Audit and Monitoring
The most valuable audit habit is simple: when something breaks, capture the lesson so it does not break the same way twice.
That learnings loop is what separates a system that stays busy from one that actually gets better. Fixing an issue once is incident response. Promoting the lesson into standard behavior is reliability engineering. Most teams do the first and skip the second.
Beyond the learnings loop, monitoring runs on a rhythm. Daily checks cover things that drift fast: active work health, memory upkeep, lightweight operational signals. Weekly reviews need pattern visibility: security posture, credential hygiene, whether lessons from the past week got promoted. Quarterly checks are structural — are the boundaries still intact, are the assumptions still true, is the system operating the way anyone thinks it is?

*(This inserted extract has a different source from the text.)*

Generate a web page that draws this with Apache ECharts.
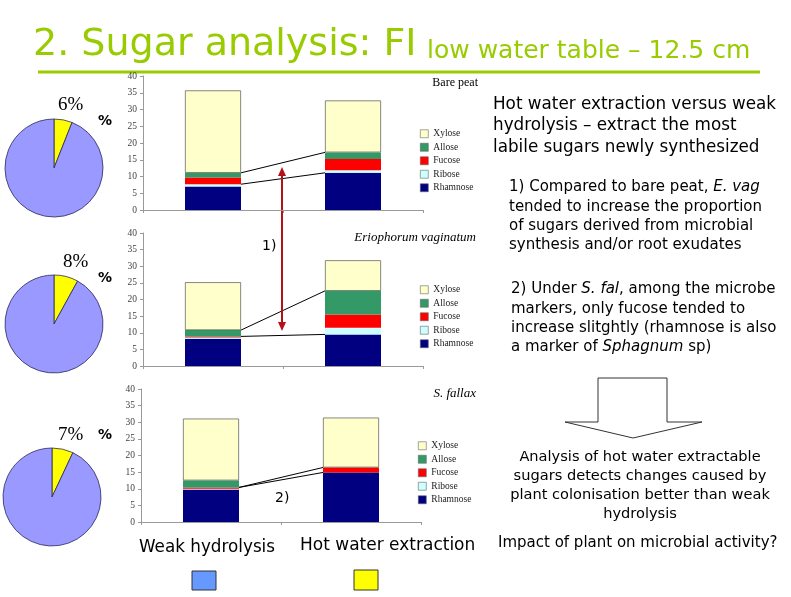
<!DOCTYPE html>
<html><head><meta charset="utf-8">
<script src="https://cdn.jsdelivr.net/npm/echarts@6/dist/echarts.min.js"></script>
<style>html,body{margin:0;padding:0;background:#fff;}#c{width:791px;height:597px;}</style>
</head><body><div id="c"></div>
<script>
// ---- data ----
const panels = ['Bare peat', 'Eriophorum vaginatum', 'S. fallax'];
const methods = ['Weak hydrolysis', 'Hot water extraction'];
const sugars = ['Rhamnose', 'Ribose', 'Fucose', 'Allose', 'Xylose'];
// each: [panel][weak, hot]
const rhamnose = [[7.0, 11.1], [8.2, 9.5], [9.8, 14.9]];
const ribose   = [[0.7, 0.8], [0.4, 2.0], [0.2, 0.0]];
const fucose   = [[2.0, 3.3], [0.3, 4.0], [0.4, 1.5]];
const allose   = [[1.4, 2.0], [1.9, 7.1], [2.1, 0.0]];
const xylose   = [[24.6, 15.5], [14.4, 9.2], [18.6, 15.0]];
const pieHot  = [6, 8, 7];
const pieWeak = [94, 92, 93];
const pieLabels = ['6%', '8%', '7%'];
const yTicks = [0, 5, 10, 15, 20, 25, 30, 35, 40];
// connectors: [level on weak bar, level on hot bar]
const connectors = [
  [['Ribose', 'Rhamnose'], ['Allose', 'Allose']],
  [['Fucose', 'Rhamnose'], ['Allose', 'Allose']],
  [['Fucose', 'Fucose'], ['Fucose', 'Rhamnose']]
];

const sugarData = {Rhamnose: rhamnose, Ribose: ribose, Fucose: fucose, Allose: allose, Xylose: xylose};
const sugarColor = {Rhamnose: '#000080', Ribose: '#ccffff', Fucose: '#ff0000', Allose: '#339966', Xylose: '#ffffcc'};

const chart = echarts.init(document.getElementById('c'));
const grids = [
  {left: 143, top: 76, width: 280, height: 134},
  {left: 143, top: 233, width: 280, height: 133},
  {left: 141, top: 389, width: 280, height: 133}
];
const legendTops = [123, 279, 435];
const legendLefts = [415, 415, 413];
const serif = '"Liberation Serif", "DejaVu Serif", serif';
const sans = '"DejaVu Sans", sans-serif';

const xAxis = [], yAxis = [], series = [], legend = [];
grids.forEach((g, i) => {
  xAxis.push({type: 'category', gridIndex: i, data: methods,
    axisLine: {lineStyle: {color: '#999'}}, axisTick: {show: true, lineStyle: {color: '#999'}, length: 3},
    axisLabel: {show: false}});
  yAxis.push({type: 'value', gridIndex: i, min: 0, max: 40, interval: 5,
    axisLine: {show: true, lineStyle: {color: '#999'}}, axisTick: {show: true, length: 3, lineStyle: {color: '#999'}},
    splitLine: {show: false},
    axisLabel: {fontFamily: serif, fontSize: 9.5, color: '#444', margin: 6,
      formatter: v => yTicks.indexOf(v) >= 0 ? String(v) : ''}});
  sugars.forEach(s => {
    series.push({name: s, type: 'bar', xAxisIndex: i, yAxisIndex: i, stack: 'p' + i,
      barWidth: '40%', data: sugarData[s][i],
      itemStyle: s === 'Xylose' ? {color: sugarColor[s], borderColor: '#555', borderWidth: 0.7} : {color: sugarColor[s]},
      emphasis: {disabled: true}});
  });
  legend.push({orient: 'vertical', left: legendLefts[i], top: legendTops[i],
    data: ['Xylose', 'Allose', 'Fucose', 'Ribose', 'Rhamnose'],
    icon: 'rect', itemWidth: 8, itemHeight: 8, itemGap: 2,
    itemStyle: {borderColor: '#666', borderWidth: 0.6},
    textStyle: {fontFamily: serif, fontSize: 9.5, color: '#222', lineHeight: 11.5}, selectedMode: false});
});
const pieCenters = [[54, 168], [54, 324], [52, 497]];
pieCenters.forEach((c, i) => {
  series.push({type: 'pie', center: c, radius: 49, startAngle: 90, clockwise: true,
    label: {show: false}, labelLine: {show: false}, silent: true,
    itemStyle: {borderColor: '#2a2a5a', borderWidth: 0.8},
    data: [{name: 'Hot water extraction', value: pieHot[i], itemStyle: {color: '#ffff00'}},
           {name: 'Weak hydrolysis', value: pieWeak[i], itemStyle: {color: '#9999ff'}}]});
});

chart.setOption({animation: false, grid: grids, xAxis, yAxis, series, legend});

// ---- graphics ----
const G = [];
function txt(x, y, text, opt) {
  G.push({type: 'text', x, y, silent: true, style: Object.assign({text, fill: '#000', font: '14px ' + sans,
    verticalAlign: 'middle'}, opt || {})});
}
function line(x1, y1, x2, y2, stroke, w) {
  G.push({type: 'line', silent: true, shape: {x1, y1, x2, y2}, style: {stroke, lineWidth: w || 1}});
}
// Title
txt(33, 45, '2. Sugar analysis: FI', {fill: '#99cc00', font: '38px ' + sans});
txt(427, 51, 'low water table – 12.5 cm', {fill: '#99cc00', font: '25px ' + sans});
line(38, 72, 760, 72, '#99cc00', 3);

// panel titles
txt(478, 83, 'Bare peat', {font: '12px ' + serif, align: 'right'});
txt(476, 238, 'Eriophorum vaginatum', {font: 'italic 13px ' + serif, align: 'right'});
txt(476, 394, 'S. fallax', {font: 'italic 13px ' + serif, align: 'right'});

// pie labels
const pieLabelPos = [[58, 105], [63, 262], [58, 435]];
const pctPos = [[98, 121], [98, 278], [98, 435]];
pieLabels.forEach((l, i) => {
  txt(pieLabelPos[i][0], pieLabelPos[i][1], l, {font: '19px ' + serif});
  txt(pctPos[i][0], pctPos[i][1], '%', {font: 'bold 14px ' + sans});
});

// connector lines from data
const order = sugars;
function cum(panel, bar, level) {
  let s = 0;
  for (let k = 0; k <= order.indexOf(level); k++) s += sugarData[order[k]][panel][bar];
  return s;
}
connectors.forEach((pairs, p) => {
  const p0 = chart.convertToPixel({gridIndex: p}, [0, 0]);
  const p1 = chart.convertToPixel({gridIndex: p}, [1, 0]);
  const half = (p1[0] - p0[0]) * 0.2;
  pairs.forEach(pr => {
    const a = chart.convertToPixel({gridIndex: p}, [0, cum(p, 0, pr[0])]);
    const b = chart.convertToPixel({gridIndex: p}, [1, cum(p, 1, pr[1])]);
    line(a[0] + half, a[1], b[0] - half, b[1], '#000', 1);
  });
});

// red double arrow
const red = '#b3121b';
line(282, 174, 282, 324, red, 2);
G.push({type: 'polygon', silent: true, shape: {points: [[282, 167], [278, 176], [286, 176]]}, style: {fill: red}});
G.push({type: 'polygon', silent: true, shape: {points: [[282, 331], [278, 322], [286, 322]]}, style: {fill: red}});
txt(262, 246, '1)', {font: '14px ' + sans});
txt(275, 498, '2)', {font: '14px ' + sans});

// right text
const f1 = '16.8px ' + sans, f2 = '15px ' + sans, f3 = '14.6px ' + sans;
const rich = {i: {fontStyle: 'italic', fontSize: 15, fontFamily: sans}};
txt(493, 105, 'Hot water extraction versus weak', {font: f1});
txt(493, 126, 'hydrolysis – extract the most', {font: f1});
txt(493, 148, 'labile sugars newly synthesized', {font: f1});
txt(509, 187, '1) Compared to bare peat, {i|E. vag}', {font: f2, rich});
txt(509, 207, 'tended to increase the proportion', {font: f2});
txt(509, 226, 'of sugars derived from microbial', {font: f2});
txt(509, 245, 'synthesis and/or root exudates', {font: f2});
txt(511, 289, '2) Under {i|S. fal}, among the microbe', {font: f2, rich});
txt(511, 309, 'markers, only fucose tended to', {font: f2});
txt(511, 328, 'increase slitghtly (rhamnose is also', {font: f2});
txt(511, 347, 'a marker of {i|Sphagnum} sp)', {font: f2, rich});

// block arrow
G.push({type: 'polygon', silent: true, shape: {points: [[598, 378], [667, 378], [667, 422], [702, 422], [633, 438], [565, 422], [598, 422]]},
  style: {fill: '#fff', stroke: '#333', lineWidth: 1}});
const ac = {font: f3, align: 'center'};
txt(640, 457, 'Analysis of hot water extractable', ac);
txt(640, 476, 'sugars detects changes caused by', ac);
txt(640, 495, 'plant colonisation better than weak', ac);
txt(640, 514, 'hydrolysis', ac);
txt(498, 543, 'Impact of plant on microbial activity?', {font: '15px ' + sans});

// bottom legend
txt(139, 548, 'Weak hydrolysis', {font: '16.8px ' + sans});
txt(300, 546, 'Hot water extraction', {font: '17px ' + sans});
G.push({type: 'rect', silent: true, shape: {x: 192, y: 571, width: 24, height: 19}, style: {fill: '#6699ff', stroke: '#333', lineWidth: 1}});
G.push({type: 'rect', silent: true, shape: {x: 354, y: 570, width: 24, height: 20}, style: {fill: '#ffff00', stroke: '#333', lineWidth: 1}});

chart.setOption({graphic: G});
</script></body></html>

A healthy monitoring system is often quiet. If a check finds nothing meaningful, silence is the correct output. Activity is not proof of coverage.
When the system does speak up, it should be because something crossed a real threshold: a failed task, a credential that needs rotation, a pattern shift worth attention, or a lesson that must become policy. Noise from low-signal alerts trains teams to ignore alerts — which defeats the point.
Clear responsibility is what prevents this from failing quietly. Every recurring check needs an explicit owner, a destination for alerts, and a known decision path when something triggers. Without that, teams get the illusion of coverage while issues slip between responsibilities.
For staff, the point is straightforward: your agent is not only helping in the moment. The system is also maintaining itself on a schedule, learning from mistakes, and working to reduce repeat failures over time. That background work is what lets the foreground work feel reliable.